I hate watching myself make mistakes, and then I especially go over them during training. But I had myself down by a point, and I had to go push harder. I was ready to go the rest of the way.
But I know that the announcers made the fight really exciting, which was the impression I got when I watched the fight the next day.
I definitely felt like, going in, it was anybody's fight. It was a close fight to me and it would have been really interesting to see what the last few rounds would have been like.
RingTV.com: Have you had any contact with Ortiz since the fight?
It's a business and this is what I do. But I'm a nice guy. Outside of the ring, I don't hate anybody and nothing gets to me. So I sent Victor Ortiz a "get-well soon" Tweet, actually. I wish him the best.
Within a week, I was all healed up. What sucks about my body and my face is that I mark up really, really easily. I tend to get red and to swell up a little bit.
But that's just me, and there's really nothing that I can do about it. So I guess as far as the fight, it looked a lot worse than it actually was.
Even though he did connect with some good punches and we did go to war, it really was not that bad. I healed up quite fast and I'm ready to go with whatever comes up next.
I have to really work hard to get there. I have to burn a little muscle just to get down to the 140 division. So it made a big difference.
I go all the way up to 160 or 165 after a big fight, so I walk around that way at all times. When I'm in training, a lot of times, it goes down.
RingTV.com: So did you think you would be at a big disadvantage in weight against Ortiz?
People think that the weight advantage was a big advantage for Victor Ortiz.
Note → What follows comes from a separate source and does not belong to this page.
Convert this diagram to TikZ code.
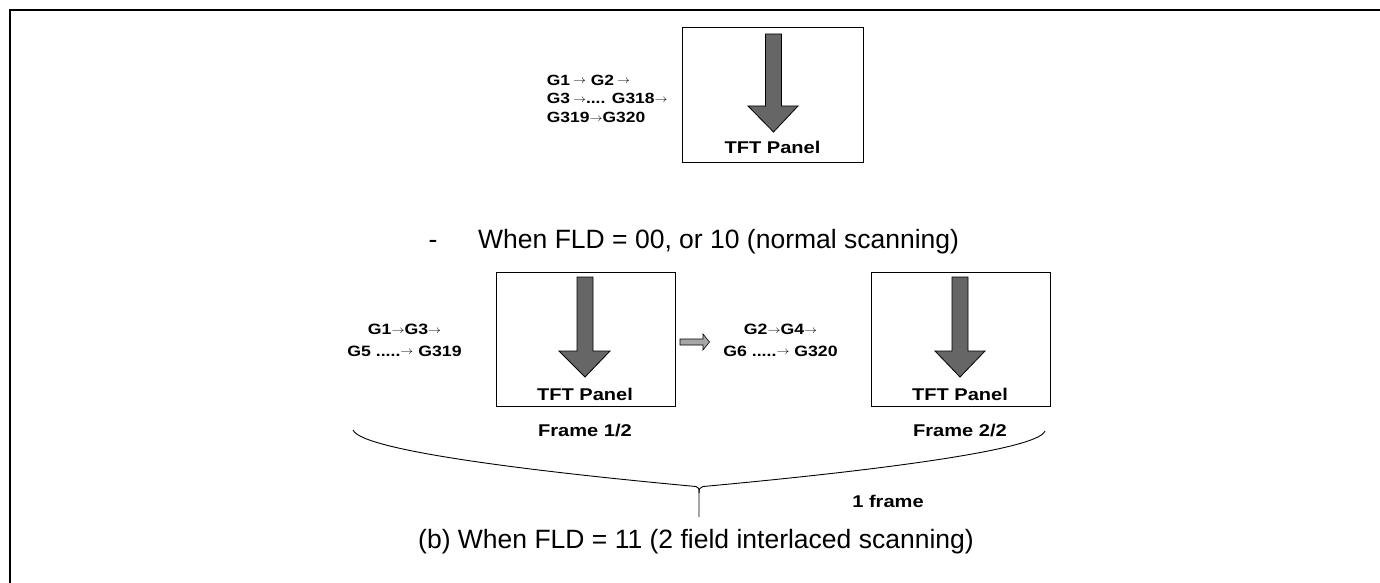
\documentclass[tikz,border=0pt]{standalone}
\usepackage{fontspec}
\setmainfont{Liberation Sans}
\newcommand\wx[1]{\scalebox{1.18}[1]{#1}}
\newcommand\ar{\raisebox{1.2pt}{\fontsize{11}{11}\selectfont$\rightarrow$}}
\begin{document}
\begin{tikzpicture}[x=1pt,y=-1pt,
  panel/.style={draw=black,line width=1.3pt},
  bigarrow/.style={draw=black,line width=0.8pt,fill=black!60},
  smallarrow/.style={draw=black,line width=0.6pt,fill=black!35},
  blab/.style={inner sep=0pt,font=\bfseries\fontsize{17}{20}\selectfont},
  glab/.style={inner sep=0pt,font=\bfseries\fontsize{15}{21.7}\selectfont},
  gtop/.style={inner sep=0pt,font=\bfseries\fontsize{14.8}{18.7}\selectfont},
  rlab/.style={inner sep=0pt,font=\fontsize{26.5}{30}\selectfont},
  brace/.style={draw=black,line width=0.9pt}]
\useasboundingbox (0,0) rectangle (1380,583);
% outer frame (top and left)
\draw[line width=2pt] (1380,10) -- (10,10) -- (10,583);

% ---- top: normal scanning
\node[panel,minimum width=181pt,minimum height=135pt,anchor=north west,inner sep=0pt] (p0) at (682,27) {};
\draw[bigarrow] (765.5,34) -- (781.5,34) -- (781.5,106) -- (798,106) -- (773.5,132) -- (748,106) -- (765.5,106) -- cycle;
\node[blab] (t0) at (772.5,147.7) {\wx{TFT Panel}};
\node[gtop,anchor=west] (g0) at (546.7,100) {\wx{\begin{tabular}{@{}l@{}}G1\,\ar\ G2\,\ar\\ G3\,\ar.... G318\ar\\ G319\ar G320\end{tabular}}};

\node[rlab,anchor=west] (cap1) at (478,241.7) {When FLD = 00, or 10 (normal scanning)};
\node[rlab,anchor=base] (dash) at (433,0 |- cap1.base) {-};

% ---- interlaced scanning
\node[panel,minimum width=179pt,minimum height=134pt,anchor=north west,inner sep=0pt] (p1) at (496,272) {};
\draw[bigarrow] (577,277) -- (593,277) -- (593,351) -- (610,351) -- (585,377) -- (559,351) -- (577,351) -- cycle;
\node[blab] (t1) at (585,394) {\wx{TFT Panel}};
\node[blab] (f1) at (585,431) {\wx{Frame 1/2}};
\node[glab] (g1) at (404.5,341) {\wx{\begin{tabular}{@{}c@{}}G1\ar G3\ar\\ G5 .....\ar\ G319\end{tabular}}};

\node[panel,minimum width=179pt,minimum height=134pt,anchor=north west,inner sep=0pt] (p2) at (871,272) {};
\draw[bigarrow] (952,277) -- (968,277) -- (968,351) -- (985,351) -- (960,377) -- (935,351) -- (952,351) -- cycle;
\node[blab] (t2) at (960,394) {\wx{TFT Panel}};
\node[blab] (f2) at (960,431) {\wx{Frame 2/2}};
\node[glab] (g2) at (780.5,341) {\wx{\begin{tabular}{@{}c@{}}G2\ar G4\ar\\ G6 .....\ar\ G320\end{tabular}}};

\draw[smallarrow] (680,339) -- (703,339) -- (703,334) -- (709.5,342) -- (703,350) -- (703,345) -- (680,345) -- cycle;

% brace
\coordinate (bl) at (353,430);
\coordinate (br) at (1045,431);
\coordinate (bt) at (699,517);
\draw[brace] (bl) .. controls (362,452) and (560,474) .. (696,486.5) .. controls (699,487) and (699,489) .. (699,493) -- (bt);
\draw[brace] (699,493) .. controls (699,489) and (700,487) .. (703,486.5) .. controls (840,474) and (1037,452) .. (br);

\node[blab] (one) at (888,501.7) {\wx{1 frame}};
\node[rlab] (cap2) at (696,541.7) {(b) When FLD = 11 (2 field interlaced scanning)};
\end{tikzpicture}
\end{document}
Looking at it, it might have seemed that way.
But the punching power that somebody has has nothing to do with the size of the arms or the size of the upper body.
And I'm a big, tall guy. I'm not to worried. I mean it's good for people to question my ability to go up to 154. I mean, I understand it. But only I know. I don't blame anybody for questioning that.
Their reasons for doing that are obvious. I've been fighting at 140 for most of my career. But the people in my camp and the people who know me, the members of my team, they know my potential.
They know that the weight is the least of issues in my situation. The talent that Canelo has is a far bigger issue than his weight.
But just like we saw things that we knew we could be effective against in Victor Ortiz, we see the same thing with Canelo. We definitely see things that we can work on that will allow us to be effective against Canelo.
I think that just being a smart overall fighter can be very, very beneficial for us when we get in there to fight Canelo.
On paper, this looks like it's going to be a walk in the park for Canelo. But if you've seen me fight, and you know the training that I go through for a fight like this -- especially one of this magnitude -- then you'll know that Canelo is in for a fight.
I mean, he's in for a real fight. I know that going into this, there are only a handful of people who believe in me. But those are the same handful of people that believed in me before I fought Victor Ortiz. Those are the only handful of people that I really need to believe in me.
As long as I have that group behind me, I'm going to go in there with the same belief in myself that I had when I faced Victor Ortiz. Victor Ortiz is a fighter who was supposed to blow me out of the ring a couple of weeks ago.
But I shocked everyone. And I'm going to shock everyone again. This 140-pounder is going to give Canelo Alvarez the fight of his life.